WHAT IS ASKED >>
Give back exactly the lines from the beginning of the listing below to the line holding "['#FDD86A', '#F0651F', '#D43A2A', '#7C1214'];", both ends included; the pictures stay out.

┄┄┄┄┄┄┄┄┄┄┄┄┄┄┄┄┄┄┄┄

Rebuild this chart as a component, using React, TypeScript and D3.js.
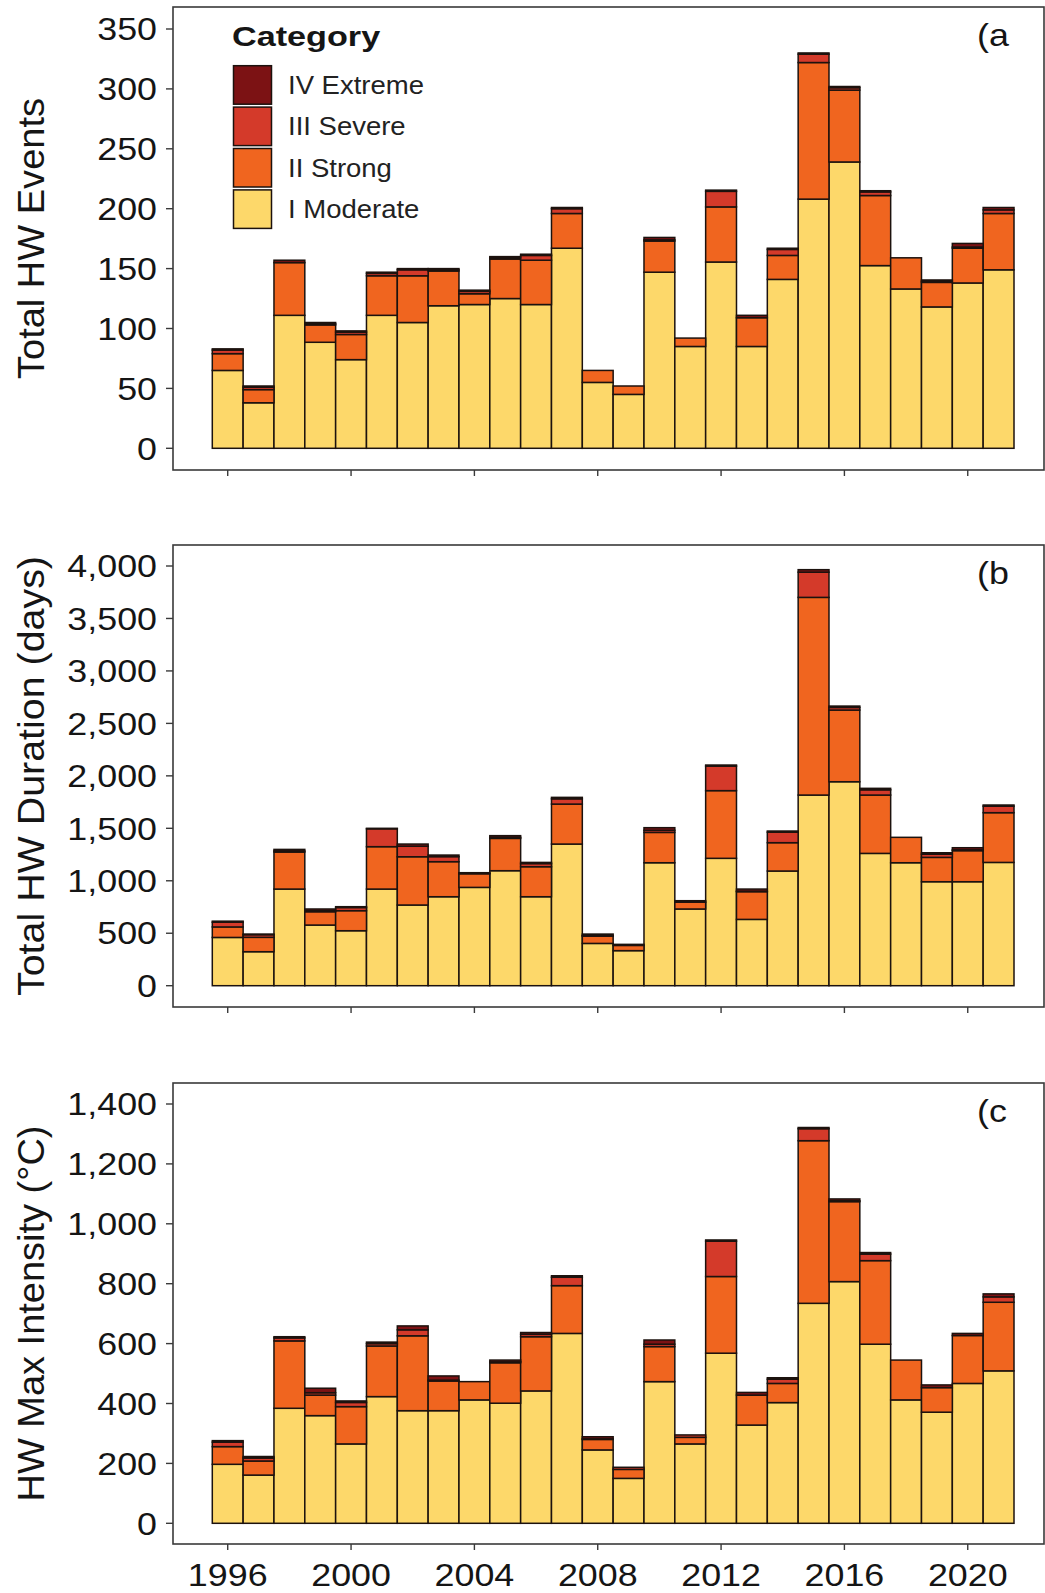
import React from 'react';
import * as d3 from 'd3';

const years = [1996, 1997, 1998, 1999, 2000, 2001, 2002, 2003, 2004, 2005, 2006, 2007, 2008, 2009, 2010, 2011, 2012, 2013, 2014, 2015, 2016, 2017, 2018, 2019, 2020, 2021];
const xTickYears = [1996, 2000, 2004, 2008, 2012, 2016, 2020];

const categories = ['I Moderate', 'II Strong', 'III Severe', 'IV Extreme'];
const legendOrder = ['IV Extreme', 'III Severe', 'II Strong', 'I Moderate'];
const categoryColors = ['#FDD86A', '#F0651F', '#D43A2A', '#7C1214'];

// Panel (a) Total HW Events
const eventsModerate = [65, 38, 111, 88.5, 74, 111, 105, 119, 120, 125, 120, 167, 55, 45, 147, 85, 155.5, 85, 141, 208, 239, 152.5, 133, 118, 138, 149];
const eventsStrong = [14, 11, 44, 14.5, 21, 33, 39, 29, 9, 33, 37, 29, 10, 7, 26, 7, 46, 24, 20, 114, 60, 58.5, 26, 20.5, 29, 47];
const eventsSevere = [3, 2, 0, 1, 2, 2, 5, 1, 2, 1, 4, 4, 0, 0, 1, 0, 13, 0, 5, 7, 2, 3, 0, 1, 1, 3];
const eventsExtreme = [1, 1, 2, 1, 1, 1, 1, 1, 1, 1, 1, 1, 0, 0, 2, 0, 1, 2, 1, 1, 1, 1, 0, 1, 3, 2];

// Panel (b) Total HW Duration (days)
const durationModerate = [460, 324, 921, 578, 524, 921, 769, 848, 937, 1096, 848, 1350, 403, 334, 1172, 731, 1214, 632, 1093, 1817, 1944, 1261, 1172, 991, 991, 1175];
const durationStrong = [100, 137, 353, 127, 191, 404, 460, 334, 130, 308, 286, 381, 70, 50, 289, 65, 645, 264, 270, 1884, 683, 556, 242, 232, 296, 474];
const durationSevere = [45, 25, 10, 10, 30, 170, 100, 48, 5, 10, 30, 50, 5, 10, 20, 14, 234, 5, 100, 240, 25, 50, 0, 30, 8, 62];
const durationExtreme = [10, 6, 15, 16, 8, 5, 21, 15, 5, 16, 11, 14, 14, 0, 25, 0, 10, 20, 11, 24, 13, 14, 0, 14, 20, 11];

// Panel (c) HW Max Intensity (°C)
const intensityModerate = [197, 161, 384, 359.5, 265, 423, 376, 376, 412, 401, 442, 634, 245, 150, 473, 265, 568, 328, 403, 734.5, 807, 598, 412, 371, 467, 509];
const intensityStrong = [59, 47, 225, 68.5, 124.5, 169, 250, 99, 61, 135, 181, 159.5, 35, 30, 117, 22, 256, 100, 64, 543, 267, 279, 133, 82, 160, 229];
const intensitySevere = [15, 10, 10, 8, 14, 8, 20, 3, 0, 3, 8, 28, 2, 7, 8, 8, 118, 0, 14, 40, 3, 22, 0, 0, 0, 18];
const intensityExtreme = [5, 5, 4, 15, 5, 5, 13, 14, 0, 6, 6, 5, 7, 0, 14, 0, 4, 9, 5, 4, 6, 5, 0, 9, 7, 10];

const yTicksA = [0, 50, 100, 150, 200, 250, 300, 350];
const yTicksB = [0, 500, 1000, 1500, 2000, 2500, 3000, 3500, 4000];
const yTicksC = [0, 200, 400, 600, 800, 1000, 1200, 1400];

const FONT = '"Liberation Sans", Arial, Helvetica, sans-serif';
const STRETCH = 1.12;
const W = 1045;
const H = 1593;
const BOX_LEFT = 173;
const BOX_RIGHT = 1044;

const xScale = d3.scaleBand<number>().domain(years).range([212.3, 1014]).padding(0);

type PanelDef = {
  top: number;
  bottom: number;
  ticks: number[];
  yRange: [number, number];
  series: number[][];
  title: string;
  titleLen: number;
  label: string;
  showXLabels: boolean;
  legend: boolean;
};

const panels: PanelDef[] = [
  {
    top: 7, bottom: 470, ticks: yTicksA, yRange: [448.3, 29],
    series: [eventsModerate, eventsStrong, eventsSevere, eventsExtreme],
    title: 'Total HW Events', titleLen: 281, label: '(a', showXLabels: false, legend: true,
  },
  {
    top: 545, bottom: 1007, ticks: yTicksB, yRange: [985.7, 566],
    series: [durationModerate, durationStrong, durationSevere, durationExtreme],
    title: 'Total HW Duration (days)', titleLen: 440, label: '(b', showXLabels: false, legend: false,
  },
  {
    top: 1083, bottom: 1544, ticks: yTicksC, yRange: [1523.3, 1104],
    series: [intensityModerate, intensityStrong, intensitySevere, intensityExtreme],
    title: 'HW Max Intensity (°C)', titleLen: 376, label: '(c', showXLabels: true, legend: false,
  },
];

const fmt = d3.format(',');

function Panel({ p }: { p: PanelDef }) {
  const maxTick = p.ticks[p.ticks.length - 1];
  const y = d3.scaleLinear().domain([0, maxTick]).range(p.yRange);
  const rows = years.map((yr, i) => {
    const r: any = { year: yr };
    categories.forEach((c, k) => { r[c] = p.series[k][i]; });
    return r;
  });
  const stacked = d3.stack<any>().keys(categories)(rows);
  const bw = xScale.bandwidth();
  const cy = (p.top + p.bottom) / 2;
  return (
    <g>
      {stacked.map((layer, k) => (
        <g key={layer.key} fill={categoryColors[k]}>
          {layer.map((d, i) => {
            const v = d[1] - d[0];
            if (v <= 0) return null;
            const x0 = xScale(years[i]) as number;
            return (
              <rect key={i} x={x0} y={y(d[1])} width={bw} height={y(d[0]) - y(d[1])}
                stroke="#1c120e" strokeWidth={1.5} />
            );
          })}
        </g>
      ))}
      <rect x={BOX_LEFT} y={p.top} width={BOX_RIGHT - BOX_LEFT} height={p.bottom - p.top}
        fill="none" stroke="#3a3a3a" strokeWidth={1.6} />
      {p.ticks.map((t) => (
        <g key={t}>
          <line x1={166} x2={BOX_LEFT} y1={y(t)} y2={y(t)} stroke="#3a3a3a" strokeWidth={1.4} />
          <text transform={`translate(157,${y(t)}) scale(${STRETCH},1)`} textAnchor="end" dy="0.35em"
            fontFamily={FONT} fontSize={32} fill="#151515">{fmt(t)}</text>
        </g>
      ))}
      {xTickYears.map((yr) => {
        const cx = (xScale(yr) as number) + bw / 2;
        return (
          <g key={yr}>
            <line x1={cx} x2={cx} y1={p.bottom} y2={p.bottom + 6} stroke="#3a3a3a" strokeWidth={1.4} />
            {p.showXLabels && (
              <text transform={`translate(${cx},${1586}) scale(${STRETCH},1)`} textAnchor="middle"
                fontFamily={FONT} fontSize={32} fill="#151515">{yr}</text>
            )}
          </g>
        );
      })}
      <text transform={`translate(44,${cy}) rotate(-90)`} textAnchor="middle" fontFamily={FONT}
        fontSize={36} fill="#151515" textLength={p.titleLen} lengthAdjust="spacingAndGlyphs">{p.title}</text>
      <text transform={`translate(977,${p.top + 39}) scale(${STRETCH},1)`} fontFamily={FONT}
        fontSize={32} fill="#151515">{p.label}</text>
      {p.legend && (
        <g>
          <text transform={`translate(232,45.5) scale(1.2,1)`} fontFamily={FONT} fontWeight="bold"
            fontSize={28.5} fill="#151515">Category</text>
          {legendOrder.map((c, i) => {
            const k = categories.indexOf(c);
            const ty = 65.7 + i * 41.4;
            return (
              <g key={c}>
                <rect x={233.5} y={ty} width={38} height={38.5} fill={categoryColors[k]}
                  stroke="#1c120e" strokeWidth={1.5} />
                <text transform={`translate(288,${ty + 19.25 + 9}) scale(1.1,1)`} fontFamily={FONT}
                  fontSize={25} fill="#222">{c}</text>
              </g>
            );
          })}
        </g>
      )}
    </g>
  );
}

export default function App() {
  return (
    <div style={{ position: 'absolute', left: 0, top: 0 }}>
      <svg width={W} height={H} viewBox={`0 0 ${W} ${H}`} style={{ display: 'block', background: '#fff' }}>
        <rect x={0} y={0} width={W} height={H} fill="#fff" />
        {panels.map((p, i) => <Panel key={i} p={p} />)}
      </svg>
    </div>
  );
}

┄┄┄┄┄┄┄┄┄┄┄┄┄┄┄┄┄┄┄┄

WRITTEN SOLUTION >>
Rebuild this chart as a component, using React, TypeScript and D3.js.
import React from 'react';
import * as d3 from 'd3';

const years = [1996, 1997, 1998, 1999, 2000, 2001, 2002, 2003, 2004, 2005, 2006, 2007, 2008, 2009, 2010, 2011, 2012, 2013, 2014, 2015, 2016, 2017, 2018, 2019, 2020, 2021];
const xTickYears = [1996, 2000, 2004, 2008, 2012, 2016, 2020];

const categories = ['I Moderate', 'II Strong', 'III Severe', 'IV Extreme'];
const legendOrder = ['IV Extreme', 'III Severe', 'II Strong', 'I Moderate'];
const categoryColors = ['#FDD86A', '#F0651F', '#D43A2A', '#7C1214'];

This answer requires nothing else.